Commission calls for €90m more in aid for the quake-stricken country, to be drawn from EU emergency funds.
More than a month after the earthquake devastated their country, nearly one million Haitians are living in tents and makeshift shelters – a growing concern with the hurricane and rainy season approaching.
“Giving people a roof over their heads is a key priority,” said Kristalina Georgieva, the EU’s new humanitarian affairs chief. “And it needs to be a roof that can withstand the Caribbean storms.”
The commission has asked parliament and the council to approve drawing €90m from EU emergency funds to provide shelter and health care, another urgent need as many survivors are struggling to recover from severe injuries.
If approved, the new cash injection would bring the total EU aid package for Haiti to €609m. That includes contributions from individual EU countries, which continue to rise. Earlier this week, France pledged €230m in fresh aid for Haiti.

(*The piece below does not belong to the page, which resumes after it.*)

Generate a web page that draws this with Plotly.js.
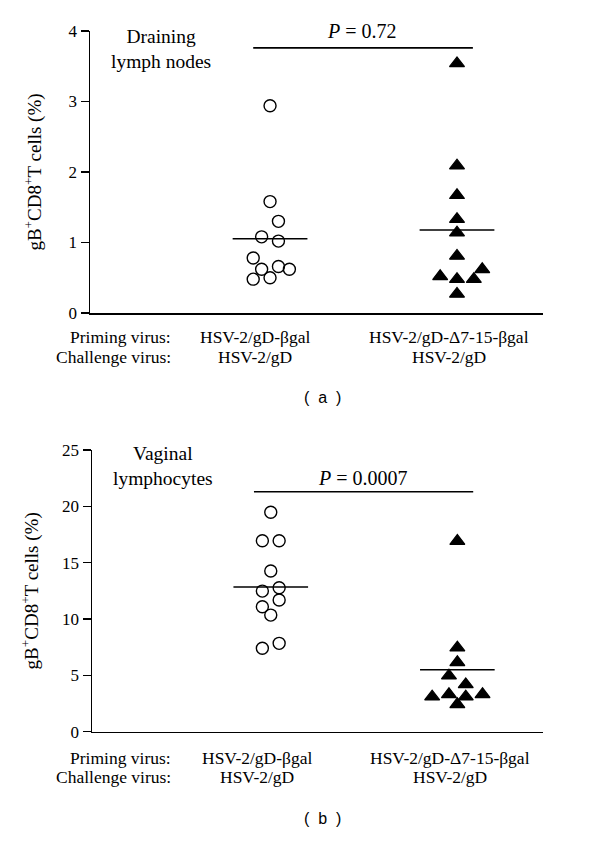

The EU is also sending 300 military police to Haiti to help build shelters. France, Italy, Spain, Portugal and the Netherlands are contributing to the force.
The deployment was announced last month in response to a request from the UN. Originally their mission was to help UN forces maintain order but the country has remained largely calm.
Hundreds of EU experts are in Haiti, coordinating contributions of food, medicine, blankets, tents, water and fuel. The aid is being distributed through the United Nations and other EU partner organisations. It has enabled the Finnish Red Cross, for example, to open a mobile medical clinic and the British aid group Oxfam to keep 15 000 Haitians supplied with clean water every day.
Development commissioner Andris Piebalgs says he will visit Haiti soon. His priority will be to help get the government fully operational.
Last month’s earthquake killed more than 200 000 people and caused billions of euros in damage. A donors conference is scheduled to take place in New York in March.